Du côté du maître d’ouvrage, il faut aussi prévoir une assurance dommages-ouvrage avant de lancer les travaux. Ce dispositif, trop souvent négligé, permet d’être indemnisé rapidement en cas de sinistre, sans attendre la longue procédure pour déterminer la responsabilité. Faire l’impasse sur cette assurance, c’est s’exposer à des délais d’indemnisation interminables. L’assureur, de son côté, examine la conformité du projet aux normes parasismiques et aux règles de l’art.
Avant même la signature du contrat, le constructeur doit remettre à son client une attestation d’assurance valide. Si jamais l’assureur fait défaut, le FGAO (fonds de garantie des assurances obligatoires) peut intervenir pour limiter les dégâts. Dans ce contexte, la vigilance contractuelle est de mise, car chaque oubli peut coûter cher.
Quelles démarches suivre en cas de sinistre et quelles conditions pour être indemnisé ?
En cas de sinistre sur un ouvrage encore sous garantie décennale, la première étape consiste à informer l’assureur dommages-ouvrage, si le maître d’ouvrage a souscrit cette couverture. Cette notification, adressée par lettre recommandée avec accusé de réception, doit détailler les dommages et expliquer en quoi ils compromettent la solidité ou l’usage du bien. Seuls les sinistres relevant des critères du code civil, solidité ou impropriété à destination, entrent dans le champ de la décennale.
Après réception du dossier, l’assureur mandate un expert pour vérifier si le dommage est bien couvert par la garantie décennale. Les défauts purement esthétiques ou liés à l’usure normale n’ouvrent droit à aucune indemnisation. Seuls les désordres graves, généralement listés dans le contrat, déclenchent la procédure d’indemnisation.
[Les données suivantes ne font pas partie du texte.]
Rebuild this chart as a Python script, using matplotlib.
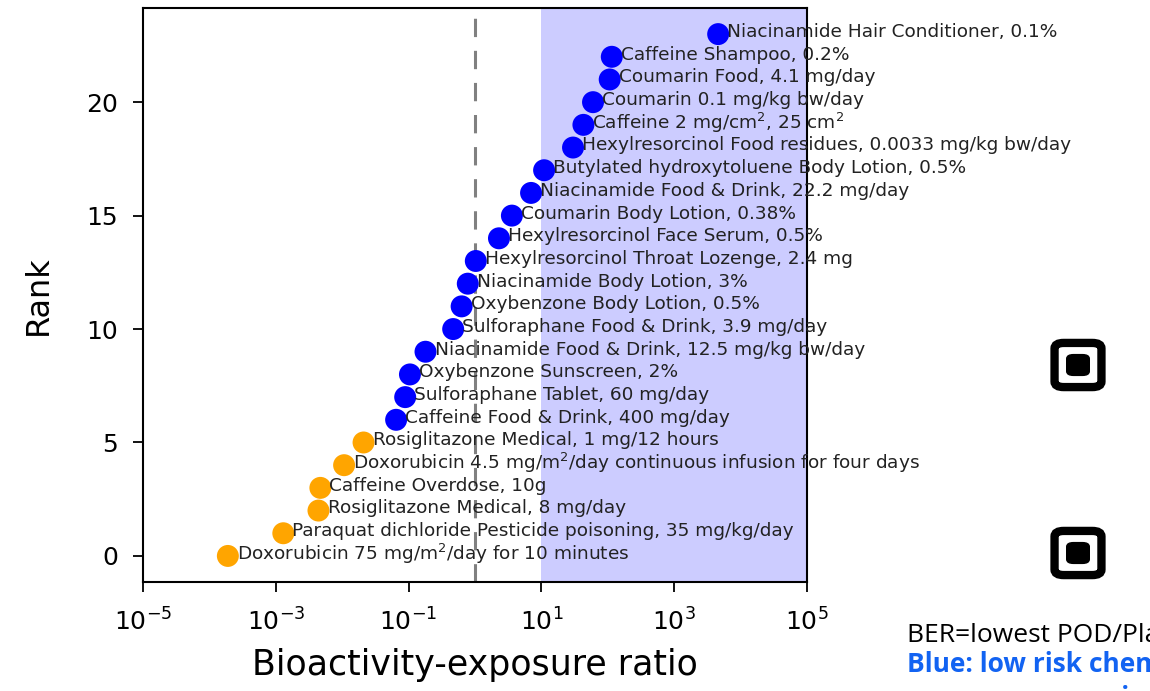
import numpy as np
import matplotlib
matplotlib.use("Agg")
import matplotlib.pyplot as plt
from matplotlib.patches import FancyBboxPatch

# rank 0 (lowest BER) .. 23 (highest BER)
labels = [
    "Doxorubicin 75 mg/m$^2$/day for 10 minutes",
    "Paraquat dichloride Pesticide poisoning, 35 mg/kg/day",
    "Rosiglitazone Medical, 8 mg/day",
    "Caffeine Overdose, 10g",
    "Doxorubicin 4.5 mg/m$^2$/day continuous infusion for four days",
    "Rosiglitazone Medical, 1 mg/12 hours",
    "Caffeine Food & Drink, 400 mg/day",
    "Sulforaphane Tablet, 60 mg/day",
    "Oxybenzone Sunscreen, 2%",
    "Niacinamide Food & Drink, 12.5 mg/kg bw/day",
    "Sulforaphane Food & Drink, 3.9 mg/day",
    "Oxybenzone Body Lotion, 0.5%",
    "Niacinamide Body Lotion, 3%",
    "Hexylresorcinol Throat Lozenge, 2.4 mg",
    "Hexylresorcinol Face Serum, 0.5%",
    "Coumarin Body Lotion, 0.38%",
    "Niacinamide Food & Drink, 22.2 mg/day",
    "Butylated hydroxytoluene Body Lotion, 0.5%",
    "Hexylresorcinol Food residues, 0.0033 mg/kg bw/day",
    "Caffeine 2 mg/cm$^2$, 25 cm$^2$",
    "Coumarin 0.1 mg/kg bw/day",
    "Coumarin Food, 4.1 mg/day",
    "Caffeine Shampoo, 0.2%",
    "Niacinamide Hair Conditioner, 0.1%",
]
ber = [1.9e-4, 1.3e-3, 4.4e-3, 4.7e-3, 1.07e-2, 2.1e-2,
       0.065, 0.089, 0.105, 0.18, 0.47, 0.63, 0.78, 1.03,
       2.3, 3.6, 7.0, 11.0, 30.0, 43.0, 60.0, 107.0, 115.0, 4600.0]
is_low_risk = [False] * 6 + [True] * 18

rank = np.arange(len(ber))
colors = ["blue" if lr else "orange" for lr in is_low_risk]

fig = plt.figure(figsize=(11.5, 6.91), dpi=100)
ax = fig.add_axes([0.1243, 0.1577, 0.5774, 0.8307])

ax.axvspan(10, 1e5, color="blue", alpha=0.2, lw=0)
ax.axvline(1, color="gray", ls="--", lw=2.2, dashes=(6, 4.5))
ax.scatter(ber, rank, c=colors, s=250, zorder=3, edgecolors="none")
for b, r, t in zip(ber, rank, labels):
    ax.annotate(t, (b, r), xytext=(6.5, 1.5), textcoords="offset points",
                va="center", fontsize=13.3, color="#222222", zorder=4)

ax.set_xscale("log")
ax.set_xlim(1e-5, 1e5)
ax.set_ylim(-1.15, 24.15)
ax.set_xticks([1e-5, 1e-3, 1e-1, 1e1, 1e3, 1e5])
ax.minorticks_off()
ax.set_yticks([0, 5, 10, 15, 20])
ax.tick_params(labelsize=18, length=7, width=1.3)
ax.tick_params(axis="x", pad=12)
ax.tick_params(axis="y", pad=11)
for s in ax.spines.values():
    s.set_linewidth(1.5)
ax.set_xlabel("Bioactivity-exposure ratio", fontsize=25, labelpad=9)
ax.set_ylabel("Rank", fontsize=23, labelpad=23)

# slide bits on the right (partly cut off)
for y0 in (342, 530):
    fig.patches.append(FancyBboxPatch((1058 / 1150, 1 - (y0 + 43) / 691), 40 / 1150, 40 / 691,
                                      boxstyle="round,pad=0.003,rounding_size=0.008",
                                      transform=fig.transFigure, fc="white", ec="black", lw=6))
    fig.patches.append(FancyBboxPatch((1069 / 1150, 1 - (y0 + 32) / 691), 18 / 1150, 18 / 691,
                                      boxstyle="round,pad=0.002,rounding_size=0.006",
                                      transform=fig.transFigure, fc="black", ec="black", lw=1))

fig.text(907 / 1150, 1 - 642 / 691, "BER=lowest POD/Plasma concentration",
         fontsize=19, family="Open Sans", color="black")
fig.text(907 / 1150, 1 - 672 / 691, "Blue: low risk chemical",
         fontsize=19, family="Open Sans", weight="bold", color="#1263f2")
fig.text(907 / 1150, 1 - 706 / 691, "exposure scenarios",
         fontsize=19, family="Open Sans", weight="bold", color="#1263f2")

fig.savefig("out.png", dpi=100, facecolor="white")
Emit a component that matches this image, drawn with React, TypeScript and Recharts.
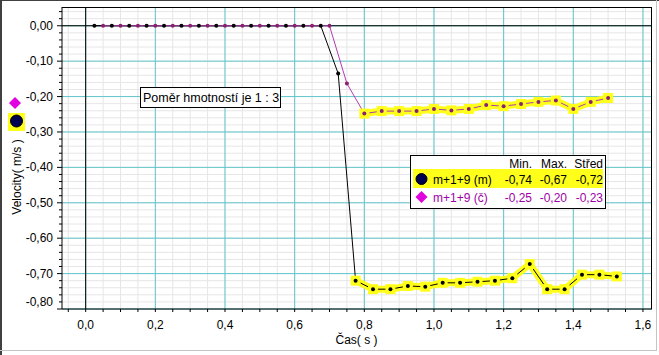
import React from 'react';
import {
  LineChart,
  Line,
  XAxis,
  YAxis,
  CartesianGrid,
  ReferenceLine,
} from 'recharts';

// time samples (s) and velocities (m/s)
const blackTime = [
  0.025, 0.075, 0.125, 0.175, 0.225, 0.275, 0.325, 0.375, 0.425, 0.475, 0.525,
  0.575, 0.625, 0.675, 0.725, 0.775, 0.825, 0.875, 0.925, 0.975, 1.025, 1.075,
  1.125, 1.175, 1.225, 1.275, 1.325, 1.375, 1.425, 1.475, 1.525,
];
const blackVel = [
  0, 0, 0, 0, 0, 0, 0, 0, 0, 0, 0, 0, 0, 0, -0.135, -0.72, -0.744, -0.744,
  -0.735, -0.737, -0.726, -0.726, -0.723, -0.72, -0.713, -0.673, -0.744, -0.744,
  -0.703, -0.703, -0.708,
];
const purpleTime = [
  0.05, 0.1, 0.15, 0.2, 0.25, 0.3, 0.35, 0.4, 0.45, 0.5, 0.55, 0.6, 0.65, 0.7,
  0.75, 0.8, 0.85, 0.9, 0.95, 1.0, 1.05, 1.1, 1.15, 1.2, 1.25, 1.3, 1.35, 1.4,
  1.45, 1.5,
];
const purpleVel = [
  0, 0, 0, 0, 0, 0, 0, 0, 0, 0, 0, 0, 0, 0, -0.163, -0.248, -0.241, -0.241,
  -0.241, -0.235, -0.239, -0.235, -0.224, -0.227, -0.221, -0.215, -0.211,
  -0.235, -0.215, -0.204,
];
// the selected (yellow) part of each series starts here
const blackSelFrom = 0.775;
const purpleSelFrom = 0.8;

const xMajor = [0, 0.2, 0.4, 0.6, 0.8, 1.0, 1.2, 1.4, 1.6];
const yMajor = [0, -0.1, -0.2, -0.3, -0.4, -0.5, -0.6, -0.7, -0.8];

const legendRows = [
  { name: 'm+1+9 (m)', min: '-0,74', max: '-0,67', mid: '-0,72' },
  { name: 'm+1+9 (č)', min: '-0,25', max: '-0,20', mid: '-0,23' },
];

const FONT = '"Liberation Sans", Arial, sans-serif';
const CYAN = '#62c6cc';
const MINOR = '#e6e6e6';
const PURPLE_LINE = '#b03cb0';
const PURPLE_DOT = '#8a2070';
const YELLOW = '#ffff1a';

const r2 = (v: number) => Math.round(v * 1000) / 1000;
// minor ticks: x every 0.05, y every 0.02
const xTicks: number[] = [];
for (let i = -1; i <= 32; i++) xTicks.push(r2(i * 0.05));
const yTicks: number[] = [];
for (let i = -40; i <= 2; i++) yTicks.push(r2(i * 0.02));

const isMajor = (v: number, step: number) =>
  Math.abs(v / step - Math.round(v / step)) < 1e-6;

const blackData = blackTime.map((t, i) => ({ t, v: blackVel[i] }));
const purpleData = purpleTime.map((t, i) => ({ t, v: purpleVel[i] }));
const blackSel = blackData.filter((d) => d.t >= blackSelFrom - 1e-9);
const purpleSel = purpleData.filter((d) => d.t >= purpleSelFrom - 1e-9);

const XTick = (props: any) => {
  const { x, y, payload } = props;
  const v = payload.value as number;
  return (
    <g>
      <line x1={x} x2={x} y1={y} y2={y + 3} stroke="#000" />
      {isMajor(v, 0.2) && v >= 0 && (
        <text x={x} y={y + 20} textAnchor="middle" fontFamily={FONT} fontSize={12} fill="#000">
          {v.toFixed(1).replace('.', ',')}
        </text>
      )}
    </g>
  );
};

const YTick = (props: any) => {
  const { x, y, payload } = props;
  const v = payload.value as number;
  const major = isMajor(v, 0.1) && v <= 0;
  const label = v === 0 ? '0,00' : v.toFixed(2).replace('.', ',');
  return (
    <g>
      <line x1={x - (major ? 5 : 3)} x2={x} y1={y} y2={y} stroke="#000" />
      {major && (
        <text
          x={x - 9}
          y={v <= -0.8 ? y - 3 : y + 4}
          textAnchor="end"
          fontFamily={FONT}
          fontSize={12}
          fill="#000"
        >
          {label}
        </text>
      )}
    </g>
  );
};

const SelDot = (props: any) => {
  const { cx, cy, index } = props;
  return <rect key={index} x={cx - 5} y={cy - 5} width={10} height={10} fill={YELLOW} />;
};

export default function App() {
  return (
    <div style={{ position: 'absolute', left: 0, top: 0, width: 659, height: 355, background: '#fff' }}>
      <LineChart
        width={659}
        height={355}
        margin={{ top: 7, right: 7, bottom: 0, left: 0 }}
      >
        <CartesianGrid stroke={MINOR} verticalValues={xTicks} horizontalValues={yTicks} />
        <CartesianGrid stroke={CYAN} verticalValues={xMajor} horizontalValues={yMajor} />
        <XAxis
          type="number"
          dataKey="t"
          domain={[-0.068, 1.626]}
          ticks={xTicks}
          interval={0}
          allowDataOverflow
          height={46}
          tickSize={0}
          tickMargin={0}
          tickLine={false}
          axisLine={{ stroke: '#000' }}
          tick={(p: any) => <XTick {...p} />}
        />
        <YAxis
          type="number"
          dataKey="v"
          domain={[-0.8, 0.053]}
          ticks={yTicks}
          interval={0}
          allowDataOverflow
          width={62}
          tickSize={0}
          tickMargin={0}
          tickLine={false}
          axisLine={{ stroke: '#000' }}
          tick={(p: any) => <YTick {...p} />}
        />
        <ReferenceLine x={0} stroke="#000" />
        <ReferenceLine y={0} stroke="#000" />
        <Line
          data={blackSel}
          dataKey="v"
          stroke={YELLOW}
          strokeWidth={7}
          dot={(p: any) => <SelDot {...p} />}
          activeDot={false}
          isAnimationActive={false}
        />
        <Line
          data={purpleSel}
          dataKey="v"
          stroke={YELLOW}
          strokeWidth={7}
          dot={(p: any) => <SelDot {...p} />}
          activeDot={false}
          isAnimationActive={false}
        />
        <Line
          data={blackData}
          dataKey="v"
          stroke="#000"
          strokeWidth={1}
          dot={{ r: 2, fill: '#000', stroke: 'none' }}
          activeDot={false}
          isAnimationActive={false}
        />
        <Line
          data={purpleData}
          dataKey="v"
          stroke={PURPLE_LINE}
          strokeWidth={1}
          dot={{ r: 2, fill: PURPLE_DOT, stroke: 'none' }}
          activeDot={false}
          isAnimationActive={false}
        />
      </LineChart>

      <svg
        width={659}
        height={355}
        style={{ position: 'absolute', left: 0, top: 0, pointerEvents: 'none' }}
      >
        {/* window frame */}
        <line x1={1} x2={1} y1={0} y2={355} stroke="#404040" strokeWidth={2} />
        <line x1={0} x2={659} y1={0.5} y2={0.5} stroke="#404040" />
        <line x1={656.5} x2={656.5} y1={0} y2={351} stroke="#c4c4c4" />
        <line x1={0} x2={657} y1={350.5} y2={350.5} stroke="#c4c4c4" />
        {/* plot frame top / right */}
        <line x1={62} x2={652} y1={7.5} y2={7.5} stroke="#000" />
        <line x1={651.5} x2={651.5} y1={7} y2={309} stroke="#000" />

        {/* side markers */}
        <polygon points="15,97 21,103 15,109 9,103" fill="#e000e0" />
        <rect x={8} y={113} width={17} height={18} fill={YELLOW} />
        <circle cx={16.5} cy={121} r={6} fill="#000050" stroke="#000" />

        {/* axis titles */}
        <text
          transform="translate(21,177) rotate(-90)"
          textAnchor="middle"
          fontFamily={FONT}
          fontSize={12}
          fill="#000"
        >
          Velocity( m/s )
        </text>
        <text x={356.5} y={344} textAnchor="middle" fontFamily={FONT} fontSize={12} fill="#000">
          Čas( s )
        </text>

        {/* note */}
        <rect x={140.5} y={87.5} width={140} height={20} fill="#fff" stroke="#000" />
        <text x={143} y={102} fontFamily={FONT} fontSize={12.5} fill="#000">
          Poměr hmotností je 1 : 3
        </text>

        {/* legend */}
        <rect x={410.5} y={155.5} width={195} height={53} fill="#fff" stroke="#000" />
        <rect x={413} y={169} width={190} height={19} fill={YELLOW} />
        <g fontFamily={FONT} fontSize={12} textAnchor="end">
          <text x={532} y={168} fill="#000">Min.</text>
          <text x={567} y={168} fill="#000">Max.</text>
          <text x={603} y={168} fill="#000">Střed</text>
        </g>
        <circle cx={421.5} cy={179} r={5.5} fill="#000050" stroke="#000" />
        <polygon points="421.5,191 427.5,197 421.5,203 415.5,197" fill="#e000e0" />
        {legendRows.map((row, i) => {
          const y = 183.5 + i * 18;
          const color = i === 0 ? '#000' : '#a000a8';
          return (
            <g key={row.name} fontFamily={FONT} fontSize={12} fill={color}>
              <text x={433} y={y}>{row.name}</text>
              <text x={532} y={y} textAnchor="end">{row.min}</text>
              <text x={567} y={y} textAnchor="end">{row.max}</text>
              <text x={603} y={y} textAnchor="end">{row.mid}</text>
            </g>
          );
        })}
      </svg>
    </div>
  );
}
Voici les principales étapes à suivre pour traiter le dossier :
- Notification du sinistre à l’assureur
- Expertise et rapport technique
- Décision d’indemnisation ou refus motivé
En principe, l’indemnisation doit intervenir dans les 90 jours après la réception complète du dossier. Sans assurance dommages-ouvrage, les choses se compliquent : le maître d’ouvrage doit saisir directement le constructeur ou son assureur responsabilité civile décennale, ce qui peut geler le chantier pendant des mois. Le FGAO intervient seulement en cas de défaillance de l’assureur, pour limiter la casse lors des sinistres lourds.
Une attention particulière doit être portée à la liste des dommages exclus : absence d’entretien, défaut apparent lors de la réception, travaux modifiés ultérieurement… tout cela échappe à la garantie. Lire attentivement le contrat d’assurance garantie décennale et conserver toutes les pièces justificatives restent les meilleures armes pour affronter les imprévus et obtenir réparation sans délais interminables.
La décennale ne pardonne rien aux négligents. En 2025, entre sanctions renforcées et jurisprudence mouvante, mieux vaut un dossier béton qu’un chantier où tout s’effondre… dix ans après.